Used in small quantities, such as in cooking, herbs are generally safe, Dr. K. Simon Yeung, a doctor of pharmacy and herbalist at Memorial Sloan Kettering Cancer Center in New York, notes. But when concentrated in pills and capsules and taken in large amounts over time, they can have medicinal effects, so pet owners should consult a holistic veterinarian trained in their use.
Malcolm Taw, director of the UCLA Center for East-West Medicine-Westlake Village in Los Angeles, recommends that instead of taking supplements, people should eat foods rich in certain compounds that have potential benefits. For example, lab studies have suggested a natural compound, quercetin, has cancer-fighting properties, and combined with green tea could help make a chemotherapy drug used in prostate cancer more effective. But in supplement form, quercetin can also potentially interfere with medications including antibiotics, and animal studies are lacking. Dr. Taw suggests eating more apples and onions, which contain quercetin. Of course Dr. Taw is not a veterinarian and obviously does not know about bad effects of onions in dogs.
With funding from the NIH, researchers at the UIC/NIH Center for Botanical Dietary Supplements at the University of Illinois in Chicago plans to start the first of three human trials in July to explore how the supplements may interact with prescription medications women take for other health issues such as high blood pressure and cholesterol. This can give valuable information about their use in animals.
In a review published in the February issue of the journal Drug Metabolism and Distribution, Dr. van Breemen and Alyssa Sprouse, program manager at the University of Illinois research center, found that clinical studies of some botanicals, such as milk thistle, that were predicted to interact with drugs were found not to be problematic. Although physicians believe this may be in part because the body didn’t absorb the supplement in large enough quantities to affect a drug’s metabolism, as Dr. Sprouse says, they obviously are judging harmless herbs by the never-harmless standards of drugs. Veterinarians who have studied botanical medicine know which herbs can be used with minimal problems.
To avoid expensive trials in humans of substances that show no adverse effects, the University of Illinois team is using mathematical models to help identify which predicted drug-supplement interactions warrant study in humans.

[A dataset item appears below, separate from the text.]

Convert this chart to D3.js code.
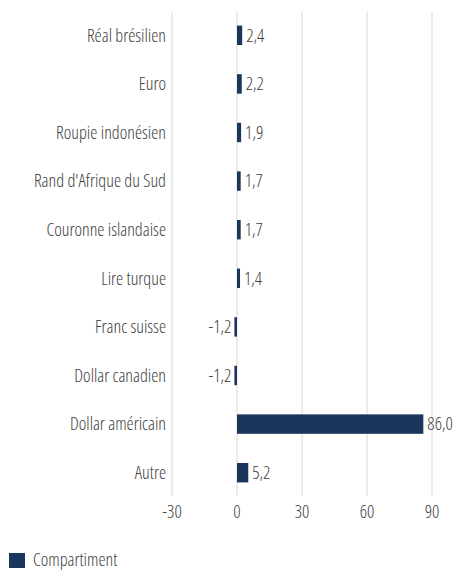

Ryan Terlecki, director of the men’s health clinic at Wake Forest Baptist Health in Winston-Salem N.C. says some of his prostate cancer patients take supplements to deal with side effects of treatment and to prevent recurrence. He says he respects their desire to try something natural, but he also advises them that “when you are trying for a cure, you don’t want anything that is going to inhibit that.” He should probably look into Chinese herbal medicine for this problem, and decrease drugs that would interfere with those herbal formulas.